Stocks Slip on Bad Earnings

Technology companies led the stock market to its third straight loss Thursday after Cisco Systems' (CSCO) earnings report raised more questions about the economy.  The Dow Jones is down 80 points in afternoon trading.  The NASDAQ composite index had a steeper loss in percentage terms, a reflection of the drop in tech stocks.  Analysts said many traders were on vacation, and the market's resulting light volume helped skew price changes. 

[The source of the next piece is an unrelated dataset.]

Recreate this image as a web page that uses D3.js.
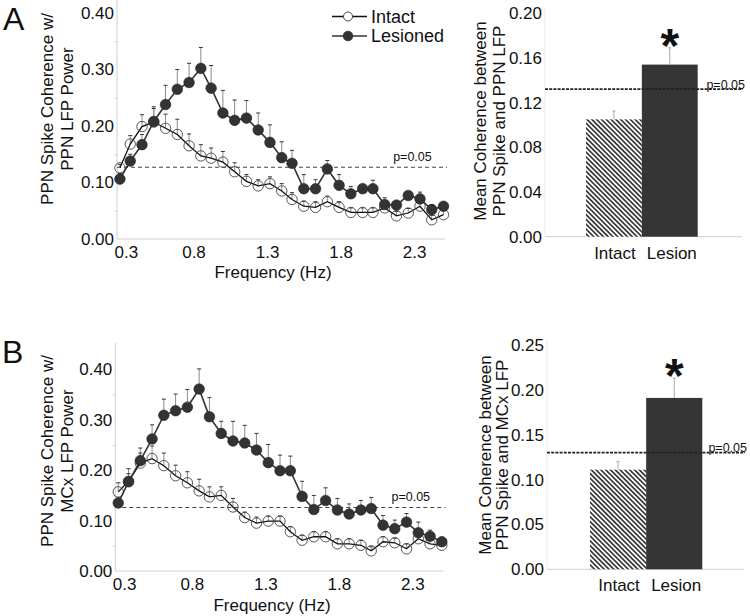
<!DOCTYPE html>
<html><head><meta charset="utf-8">
<script src="https://cdn.jsdelivr.net/npm/d3@7"></script>
<style>
body{margin:0;background:#fff}
svg{display:block}
text{font-family:"Liberation Sans",Arial,Helvetica,sans-serif;fill:#111}
</style>
</head><body>
<svg id="chart" width="750" height="616"></svg>
<script>
// ---------------- DATA ----------------
const freqHz = [0.30,0.37,0.45,0.53,0.61,0.69,0.77,0.85,0.92,1.00,1.08,1.16,1.24,1.32,1.40,1.47,1.55,1.63,1.71,1.79,1.87,1.95,2.02,2.10,2.18,2.26,2.34,2.42,2.50];

const ppnIntact = [0.126,0.168,0.199,0.207,0.196,0.185,0.165,0.147,0.143,0.136,0.119,0.102,0.094,0.098,0.085,0.070,0.058,0.056,0.066,0.056,0.047,0.047,0.047,0.055,0.041,0.046,0.058,0.034,0.043];
const ppnIntactErr = [0.006,0.015,0.021,0.024,0.025,0.027,0.021,0.020,0.018,0.019,0.016,0.012,0.011,0.012,0.013,0.012,0.009,0.010,0.010,0.010,0.008,0.008,0.008,0.009,0.008,0.008,0.009,0.008,0.009];
const ppnLesioned = [0.106,0.138,0.167,0.208,0.238,0.265,0.277,0.302,0.267,0.223,0.210,0.214,0.193,0.171,0.144,0.134,0.089,0.089,0.124,0.095,0.080,0.089,0.089,0.061,0.060,0.077,0.071,0.052,0.058];
const ppnLesionedErr = [0.010,0.012,0.018,0.026,0.034,0.035,0.034,0.037,0.040,0.040,0.036,0.031,0.030,0.031,0.028,0.023,0.025,0.016,0.015,0.019,0.013,0.008,0.015,0.012,0.006,0.005,0.012,0.009,0.007];

const mcxIntact = [0.157,0.178,0.214,0.223,0.209,0.189,0.175,0.159,0.147,0.150,0.127,0.106,0.095,0.099,0.099,0.078,0.061,0.068,0.068,0.054,0.054,0.051,0.040,0.058,0.056,0.044,0.064,0.054,0.051];
const mcxIntactErr = [0.018,0.015,0.020,0.025,0.025,0.021,0.022,0.023,0.020,0.017,0.017,0.011,0.012,0.010,0.010,0.010,0.010,0.010,0.010,0.010,0.010,0.010,0.008,0.010,0.009,0.010,0.010,0.010,0.010];
const mcxLesioned = [0.135,0.177,0.219,0.262,0.309,0.318,0.325,0.361,0.306,0.273,0.258,0.254,0.240,0.215,0.199,0.199,0.148,0.122,0.140,0.121,0.113,0.121,0.124,0.091,0.084,0.097,0.076,0.069,0.058];
const mcxLesionedErr = [0.010,0.026,0.025,0.028,0.032,0.033,0.035,0.040,0.038,0.024,0.039,0.035,0.033,0.036,0.031,0.029,0.030,0.028,0.025,0.023,0.020,0.019,0.022,0.019,0.017,0.017,0.021,0.012,0.009];

const barCategories = ["Intact", "Lesion"];
const ppnBarMeans = [0.105, 0.154];
const ppnBarErr = [0.0075, 0.015];
const mcxBarMeans = [0.111, 0.191];
const mcxBarErr = [0.009, 0.022];

const ppnLineThreshold = 0.127;
const mcxLineThreshold = 0.126;
const ppnBarThreshold = 0.132;
const mcxBarThreshold = 0.130;

const freqTicks = [0.3, 0.8, 1.3, 1.8, 2.3];
const lineYTicks = [0.00, 0.10, 0.20, 0.30, 0.40];
const ppnBarTicks = [0.00, 0.04, 0.08, 0.12, 0.16, 0.20];
const mcxBarTicks = [0.00, 0.05, 0.10, 0.15, 0.20, 0.25];

const seriesNames = ["Intact", "Lesioned"];

// ---------------- DRAWING ----------------
const svg = d3.select("#chart");
svg.append("rect").attr("width", 750).attr("height", 616).attr("fill", "#fff");

const defs = svg.append("defs");
const pat = defs.append("pattern").attr("id", "hatch")
  .attr("patternUnits", "userSpaceOnUse").attr("width", 3.4).attr("height", 3.4)
  .attr("patternTransform", "rotate(-45)");
pat.append("rect").attr("width", 3.4).attr("height", 3.4).attr("fill", "#fff");
pat.append("rect").attr("width", 1.7).attr("height", 3.4).attr("fill", "#3a3a3a");

const FS = 17;
const LES = "#333";

function lineChart(o) {
  const g = svg.append("g");
  const x = d3.scaleLinear().domain([0.28, 2.51]).range([o.x0, o.x1]);
  const y = d3.scaleLinear().domain([0, 0.4]).range([o.y0, o.y40]);

  g.append("line").attr("x1", o.x0).attr("x2", o.x0).attr("y1", o.y0).attr("y2", o.yTop)
    .attr("stroke", "#cfcfcf").attr("stroke-width", 1);
  g.append("line").attr("x1", o.x0).attr("x2", o.x1).attr("y1", o.y0).attr("y2", o.y0)
    .attr("stroke", "#cfcfcf").attr("stroke-width", 1);

  const minor = g.append("g").attr("transform", `translate(${o.x0},0)`)
    .call(d3.axisLeft(y).tickValues(d3.range(0.05, 0.41, 0.1)).tickSize(3).tickFormat(""));
  minor.select(".domain").remove();
  minor.selectAll("line").attr("stroke", "#d6d6d6");

  const ya = g.append("g").attr("transform", `translate(${o.x0},0)`)
    .call(d3.axisLeft(y).tickValues(lineYTicks).tickSize(0).tickPadding(3).tickFormat(d3.format(".2f")));
  ya.select(".domain").remove();
  ya.selectAll("text").attr("font-size", FS).attr("font-family", "Liberation Sans, Arial, sans-serif").attr("fill", "#111");

  const xa = g.append("g").attr("transform", `translate(0,${o.y0})`)
    .call(d3.axisBottom(x).tickValues(freqTicks).tickSize(0).tickPadding(7).tickFormat(d3.format(".1f")));
  xa.select(".domain").remove();
  xa.selectAll("text").attr("font-size", FS).attr("font-family", "Liberation Sans, Arial, sans-serif").attr("fill", "#111");
  xa.selectAll(".tick").each(function(d) {
    const t = d3.select(this).select("text");
    const w = t.node().getComputedTextLength();
    const px = x(d);
    if (px - w / 2 < o.x0 - 3) t.attr("x", (o.x0 - 3 + w / 2) - px);
  });

  g.append("line").attr("x1", o.x0).attr("x2", o.x1 + 2)
    .attr("y1", y(o.thr)).attr("y2", y(o.thr))
    .attr("stroke", "#444").attr("stroke-width", 1.2).attr("stroke-dasharray", "4,3");
  g.append("text").attr("x", x(2.42)).attr("y", y(o.thr) - 6).attr("text-anchor", "end")
    .attr("font-size", 12.5).text("p=0.05");

  const series = [
    {vals: o.les, err: o.lesErr},
    {vals: o.int, err: o.intErr}
  ];

  series.forEach(s => {
    const eg = g.append("g");
    freqHz.forEach((f, i) => {
      eg.append("line").attr("x1", x(f)).attr("x2", x(f))
        .attr("y1", y(s.vals[i])).attr("y2", y(s.vals[i] + s.err[i]))
        .attr("stroke", "#8a8a8a").attr("stroke-width", 1);
      eg.append("line").attr("x1", x(f) - 2).attr("x2", x(f) + 2)
        .attr("y1", y(s.vals[i] + s.err[i])).attr("y2", y(s.vals[i] + s.err[i]))
        .attr("stroke", "#333").attr("stroke-width", 1);
    });
  });

  const lineGen = d3.line().x((d, i) => x(freqHz[i])).y(d => y(d));

  g.append("path").datum(o.int).attr("d", lineGen)
    .attr("fill", "none").attr("stroke", "#111").attr("stroke-width", 1.3);
  g.append("g").selectAll("circle").data(o.int).join("circle")
    .attr("cx", (d, i) => x(freqHz[i])).attr("cy", d => y(d)).attr("r", 5.2)
    .attr("fill", "none").attr("stroke", "#444").attr("stroke-width", 0.9);

  g.append("path").datum(o.les).attr("d", lineGen)
    .attr("fill", "none").attr("stroke", LES).attr("stroke-width", 1.6);
  g.append("g").selectAll("circle").data(o.les).join("circle")
    .attr("cx", (d, i) => x(freqHz[i])).attr("cy", d => y(d)).attr("r", 5.3)
    .attr("fill", LES).attr("stroke", "#222").attr("stroke-width", 0.6);

  g.append("text").attr("x", o.xTitleX).attr("y", o.xTitleY).attr("text-anchor", "middle")
    .attr("font-size", FS).text("Frequency (Hz)");

  o.yTitle.forEach((t, k) => {
    g.append("text").attr("transform", `translate(${o.yTitleX[k]},${o.yTitleY}) rotate(-90)`)
      .attr("text-anchor", "middle").attr("dy", "0.36em").attr("font-size", FS).text(t);
  });
}

function barChart(o) {
  const g = svg.append("g");
  const x = d3.scaleBand().domain(barCategories).range([o.bx0, o.bx1]).padding(0);
  const y = d3.scaleLinear().domain([0, o.ymax]).range([o.y0, o.yMax]);

  g.append("line").attr("x1", o.ax0).attr("x2", o.ax0).attr("y1", o.y0).attr("y2", o.yMax - 6)
    .attr("stroke", "#ececec").attr("stroke-width", 1);
  g.append("line").attr("x1", o.ax0).attr("x2", o.ax1).attr("y1", o.y0).attr("y2", o.y0)
    .attr("stroke", "#cfcfcf").attr("stroke-width", 1);

  const ya = g.append("g").attr("transform", `translate(${o.ax0},0)`)
    .call(d3.axisLeft(y).tickValues(o.ticks).tickSize(0).tickPadding(3).tickFormat(d3.format(".2f")));
  ya.select(".domain").remove();
  ya.selectAll("text").attr("font-size", FS).attr("font-family", "Liberation Sans, Arial, sans-serif").attr("fill", "#111");

  barCategories.forEach((c, i) => {
    const cx = x(c) + x.bandwidth() / 2;
    g.append("line").attr("x1", cx).attr("x2", cx)
      .attr("y1", y(o.means[i])).attr("y2", y(o.means[i] + o.err[i]))
      .attr("stroke", "#a8a8a8").attr("stroke-width", 1);
    g.append("line").attr("x1", cx - 1.5).attr("x2", cx + 1.5)
      .attr("y1", y(o.means[i] + o.err[i])).attr("y2", y(o.means[i] + o.err[i]))
      .attr("stroke", "#a8a8a8").attr("stroke-width", 1);
  });

  g.append("g").selectAll("rect").data(barCategories).join("rect")
    .attr("x", d => x(d)).attr("width", x.bandwidth())
    .attr("y", (d, i) => y(o.means[i])).attr("height", (d, i) => y(0) - y(o.means[i]))
    .attr("fill", (d, i) => i === 0 ? "url(#hatch)" : "#353535");

  g.append("line").attr("x1", o.ax0).attr("x2", o.ax1 + 1)
    .attr("y1", y(o.thr)).attr("y2", y(o.thr))
    .attr("stroke", "#222").attr("stroke-width", 1.8).attr("stroke-dasharray", "3,1.2");
  g.append("text").attr("x", o.ax1 + 3).attr("y", y(o.thr) - 0.5).attr("text-anchor", "end")
    .attr("font-size", 12.5).text("p=0.05");

  const lx = x("Lesion") + x.bandwidth() / 2;
  g.append("text").attr("x", lx).attr("y", y(o.means[1] + o.err[1]) + o.astOff)
    .attr("text-anchor", "middle").attr("font-size", 48).attr("font-weight", "bold").text("*");

  g.append("g").selectAll("text").data(barCategories).join("text")
    .attr("x", d => x(d) + x.bandwidth() / 2 + (d === "Intact" ? 1 : 2))
    .attr("y", o.y0 + 22).attr("text-anchor", "middle").attr("font-size", FS).text(d => d);

  o.yTitle.forEach((t, k) => {
    g.append("text").attr("transform", `translate(${o.yTitleX[k]},${o.yTitleY}) rotate(-90)`)
      .attr("text-anchor", "middle").attr("dy", "0.36em").attr("font-size", FS).text(t);
  });
}

lineChart({
  x0: 117, x1: 445, y0: 239, y40: 13, yTop: 0,
  int: ppnIntact, intErr: ppnIntactErr, les: ppnLesioned, lesErr: ppnLesionedErr,
  thr: ppnLineThreshold,
  xTitleX: 273, xTitleY: 278,
  yTitle: ["PPN Spike Coherence w/", "PPN LFP Power"], yTitleX: [47, 67], yTitleY: 109
});
barChart({
  bx0: 586, bx1: 697.7, ax0: 545, ax1: 742, y0: 236.7, yMax: 13.2, ymax: 0.20,
  ticks: ppnBarTicks, means: ppnBarMeans, err: ppnBarErr, thr: ppnBarThreshold, astOff: 14,
  yTitle: ["Mean Coherence between", "PPN Spike and PPN LFP"], yTitleX: [480, 499], yTitleY: 121
});

lineChart({
  x0: 115.3, x1: 443.3, y0: 571, y40: 369.4, yTop: 343,
  int: mcxIntact, intErr: mcxIntactErr, les: mcxLesioned, lesErr: mcxLesionedErr,
  thr: mcxLineThreshold,
  xTitleX: 272, xTitleY: 611,
  yTitle: ["PPN Spike Coherence w/", "MCx LFP Power"], yTitleX: [47, 67], yTitleY: 451
});
barChart({
  bx0: 590, bx1: 702.3, ax0: 547, ax1: 744, y0: 569.3, yMax: 345, ymax: 0.25,
  ticks: mcxBarTicks, means: mcxBarMeans, err: mcxBarErr, thr: mcxBarThreshold, astOff: 14,
  yTitle: ["Mean Coherence between", "PPN Spike and MCx LFP"], yTitleX: [485, 502], yTitleY: 455
});

const leg = svg.append("g");
seriesNames.forEach((name, k) => {
  const ly = 16.5 + k * 19.5;
  leg.append("line").attr("x1", 332).attr("x2", 367).attr("y1", ly).attr("y2", ly)
    .attr("stroke", k === 0 ? "#111" : LES).attr("stroke-width", 1.6);
  leg.append("circle").attr("cx", 348).attr("cy", ly).attr("r", k === 0 ? 4.5 : 4.8)
    .attr("fill", k === 0 ? "#fff" : LES).attr("stroke", "#333").attr("stroke-width", 0.9);
  leg.append("text").attr("x", 371).attr("y", ly + 6.3).attr("font-size", 18).text(name);
});

svg.append("text").attr("x", 3).attr("y", 29.5).attr("font-size", 32).text("A");
svg.append("text").attr("x", 2).attr("y", 363).attr("font-size", 32).text("B");
</script>
</body></html>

Cisco Systems Inc.'s revenue from its latest quarter and its forecast for future revenue both fell short of analysts' expectations.  The company's stock fell almost 10% and other tech stocks also fell.  Investors have been focused on revenue since companies began reporting second-quarter earnings almost a month ago.  They're concerned by the connection between revenue and the economy -- if revenue is down, it's a sign that consumers' reluctance to spend is starting to affect companies' sales and profits. Investors see the revenue shortfalls as another sign of a weakening recovery.

Sara Lee Corp.'s (SLE) revenue also missed analysts' forecasts. And retailer Kohl's (KSS) disappointed the market by lowering its earnings outlook because it expects sales to slow during the second half.  That period includes the holiday season, when retailers hope to make a large part of their profits.

Stocks extended their losses from Wednesday, when the Dow fell 265 points as investors reacted to the Federal Reserve's lowering of its assessment of the recovery on Tuesday. Economic data from several countries including the U.S. contributed to the heavy selling.  Investors don't have a sense of whether the recovery will hold. The uncertainty has led to big losses, but many traders are staying out of the market and not making any moves. That has made trading volume even lighter than usual during July and August, when vacations leave trading desks thinly staffed.

Charlie Smith, chief investment officer with Fort Pitt Capital Group in Pittsburgh, predicted few major market moves for the rest of the month because so many key market players are away.  Smith said the market's drop over the past few months was due more to investors' more negative outlook rather than a fundamental change in the economy.  "We had a weak recovery back in March and April," Smith said. At that point, the market was moving toward its post-financial crisis high. Stocks began falling after the major indexes peaked in late April.